I was on my own tangent there, but now I don't understand why jim beam
says that higher spoke tension (higher than needed to prevent slack
spoke flexing fatigue) achieves nothing, or why he says it makes it more
likely that the rim will dent when you hit a bump.

 

[jim beam]

Ben C wrote:
> On 2007-10-09, Joe Riel <[email protected]> wrote:
>> Ben C <[email protected]> writes:
>>
>>> Suppose you have a helical compression coil spring held in compression
>>> with a rubber band around it. The spring holds the band in tension and
>>> the band holds the spring in compression. They're in equilibrium. Both
>>> obey Hooke's Law.
>>>
>>> What's the response of the whole thing to compression and tension? If
>>> you compress it, you're squashing the spring, but releasing the band a
>>> bit. If you stretch it, you're stretching the band, and relaxing the
>>> spring a bit.
>>>
>>> If K is the spring constant of the spring, and L the spring constant of
>>> the band, I would expect the spring constant in compression (for small
>>> deviations from the equilibrium position) to be K - L and in tension
>>> (for small deviations from the equilibrium position) to be L - K.
>> The spring and band are in parallel. The combined stiffness is K + L,
>> regardless whether the system is compressed or stretched.
>
> Yes, you're right, and so is Peter Cole.
>
> I have drawn some more graphs and thought about it some more and am
> now convinced of this fact.
>
> The difficulty is getting the signs right and consistent so you're
> adding the correct two functions together.
>
> It feels OK intuitively now too, although it's not that easy to explain,
> and there's probably not much point since it's only myself I need to
> explain it to.
>
> Anyway, this means Peter Cole is also right that stiffness is higher
> when the spokes aren't slack than when they are (railroad ties etc.).
> This means that high tension spokes mean more deformation is possible
> before you reach the transition point where the rim responds with K
> alone rather than with K+L.
>
> I was on my own tangent there, but now I don't understand why jim beam
> says that higher spoke tension (higher than needed to prevent slack
> spoke flexing fatigue) achieves nothing, or why he says it makes it more
> likely that the rim will dent when you hit a bump.

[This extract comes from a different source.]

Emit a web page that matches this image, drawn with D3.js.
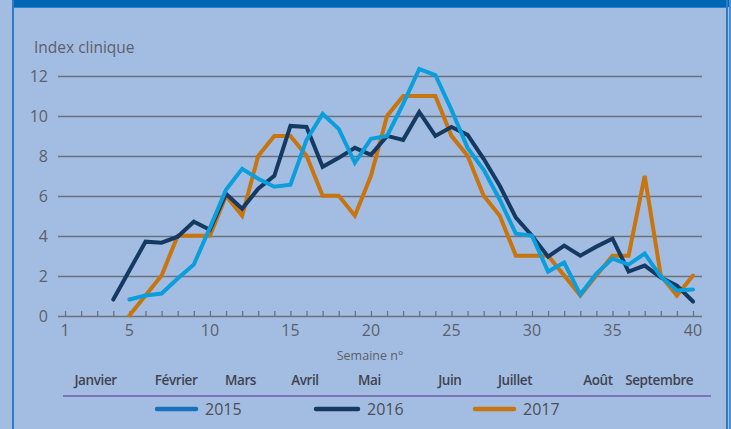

simple. look at a stress/strain graph. all you're doing is moving
along the straight line region and approaching the yield point. that is
true of any loaded point in the structure. the only way "increasing"
anything can mitigate a load is if it has an opposite sign to the load.
increasing tension is great for spokes, for exactly that reason. but
it's terrible for rims as loading increase and tension increase are the
same sign!

 

[Ben C]

On 2007-10-10, jim beam <[email protected]> wrote:
[...]
> simple. look at a stress/strain graph. all you're doing is moving
> along the straight line region and approaching the yield point. that is
> true of any loaded point in the structure. the only way "increasing"
> anything can mitigate a load is if it has an opposite sign to the load.
> increasing tension is great for spokes, for exactly that reason. but
> it's terrible for rims as loading increase and tension increase are the
> same sign!

So, the high-tension spokes are compressing the rim, and the bump you
hit compresses it even more? So by pre-loading it, you're bringing it
nearer to yield?

If this is what you're saying, then the part I was having trouble with
was this: how is it that rim compression from spoke tension and from the
bump are added together, since as you hit the bump, the spoke becomes
slacker.

But actually I now think that's exactly the same confusion I had about
the railroad ties/my compression spring wrapped up in a rubber band.

Until the spoke is completely slack, then the rim _is_ being compressed
both by the bump and by the spoke.

The fact that the spoke is there makes the whole assembly stiffer, but
also means that the rim is operating at closer to yield.

So, assuming Hooke's Law for spokes and rim (but assuming that spokes
don't work in compression):

1. Having a spoke that isn't slack supports the rim and makes the whole
assembly stiffer.
2. Making the tension even higher doesn't make it any _more_ stiff.
3. But it does bring the rim closer to yield making it easier to
flat-spot.
4. But it does keep it stiffer for longer-- the stress it can take
before the spokes go completely slack and the assembly loses
stiffness is greater.

There's some critical value of spoke tension such that the spoke goes
slack just as the rim reaches yield stress.

More tension than that critical value and you're definitely reducing rim
strength without any benefit.

Less tension than that and the stress level at which you lose spoke
support is reduced. But a stiffer rim doesn't need as much spoke
support.

And then there's rim fatigue cracking, which may be a problem at a lower
tension than at the "critical value" mentioned above.